After almost 9 games straight of being benched, I was about as far away from being warmed-up as possible. The season before, I had pinch hit three times, and I struck out or grounded out every single one of them. To say I was nervous was an understatement; I was probably shaking while I walked up to the batter's box. Nonetheless, I took a deep breath and looked to my coach for my signal. There was nobody on base, 1 out, and we were up 11-6 in that last inning. My coach wanted me to get a hit, but there wasn't much riding on my at-bat, and it wasn't hard to deduce from my playing history that week that my coach didn't have much confidence in my abilities. 

The stage was set for me to fail, but I held onto the last shred of confidence I had in myself. My dad always told me to simply do my best whenever I had an opportunity to shine, and I kept his words in the front of my mind as I waited for my pitch. When I saw it, I held my breath and swung my bat. I felt the ball connect to the bat and then watched as the ball soared over the pitcher's head. I got an easy single, and hugged my first-base coach when I realized that I had just gotten my first college softball hit!

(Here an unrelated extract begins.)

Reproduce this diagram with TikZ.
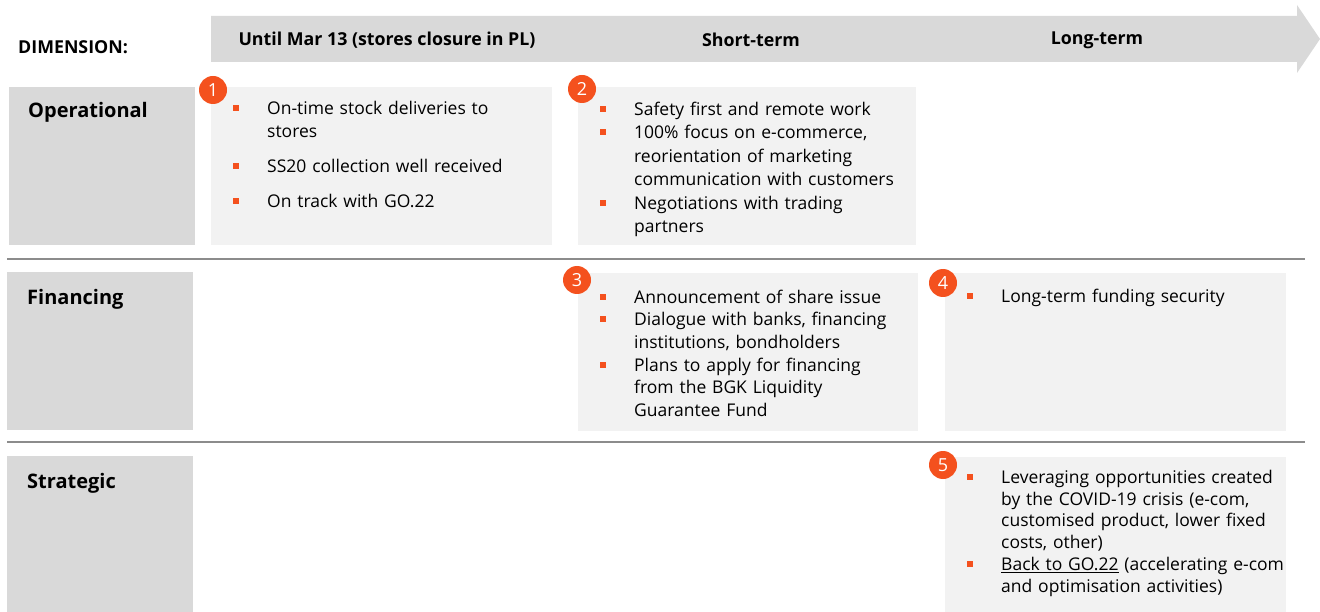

My sophomore season progressed mostly in the same fashion as my first 8 games: sitting the bench with the occasional pinch run. I never got to take the field. I got two other opportunities to hit: during one, I got another single, and during the other I hit a double.


That was my last season playing fastpitch softball. A lot of it was disappointing, and I spent so much of the season wondering what I did wrong or what I could have done better. But for the three opportunities I was given, I did the best that I could, and I soaked up every second. To this day, I still remember the glorious feeling of the bat connecting to the ball just right, and of standing on second base after the perfect line-drive double. In these times when there is so much going wrong and so much anxiety and uncertainty, let's all try to do our best with what we've been given.

🥎 To the seniors who are facing canceled events, formals, or graduation ceremonies that you've waited so long for and worked so hard to get to: think about how exciting your next step will be. Whether it's college, graduate school, starting your career, or something else, the next part of your journey is going to be filled with an even greater adventure than you've had yet. Use this time to get yourself prepared to take on this next step head on.

🥎 To those worried about family members, whether that is grandparents, young children, friends, or anyone else: be with those who you can be with, and stay in contact with those who you can't see in person. Technology has given us the ability to connect to the people in our lives in so many different ways, and as technology advances, people appreciate handwritten letters more and more. Connect with the people in your lives as much as you possibly can during this time when there is so much to be unsure about.

🥎 To those brave heroes working in hospitals, doing research in labs, making sure grocery stores are stocked, or helping society to continue to function: you are truly what makes this country great, and you are a blessing to all of us. Thank you for all that you have done and will continue to do.

No matter what your situation is, there is something that each one of us can do to try to make this time a little less scary and lessen each others' burdens, even just a small bit. Together, we can get through this.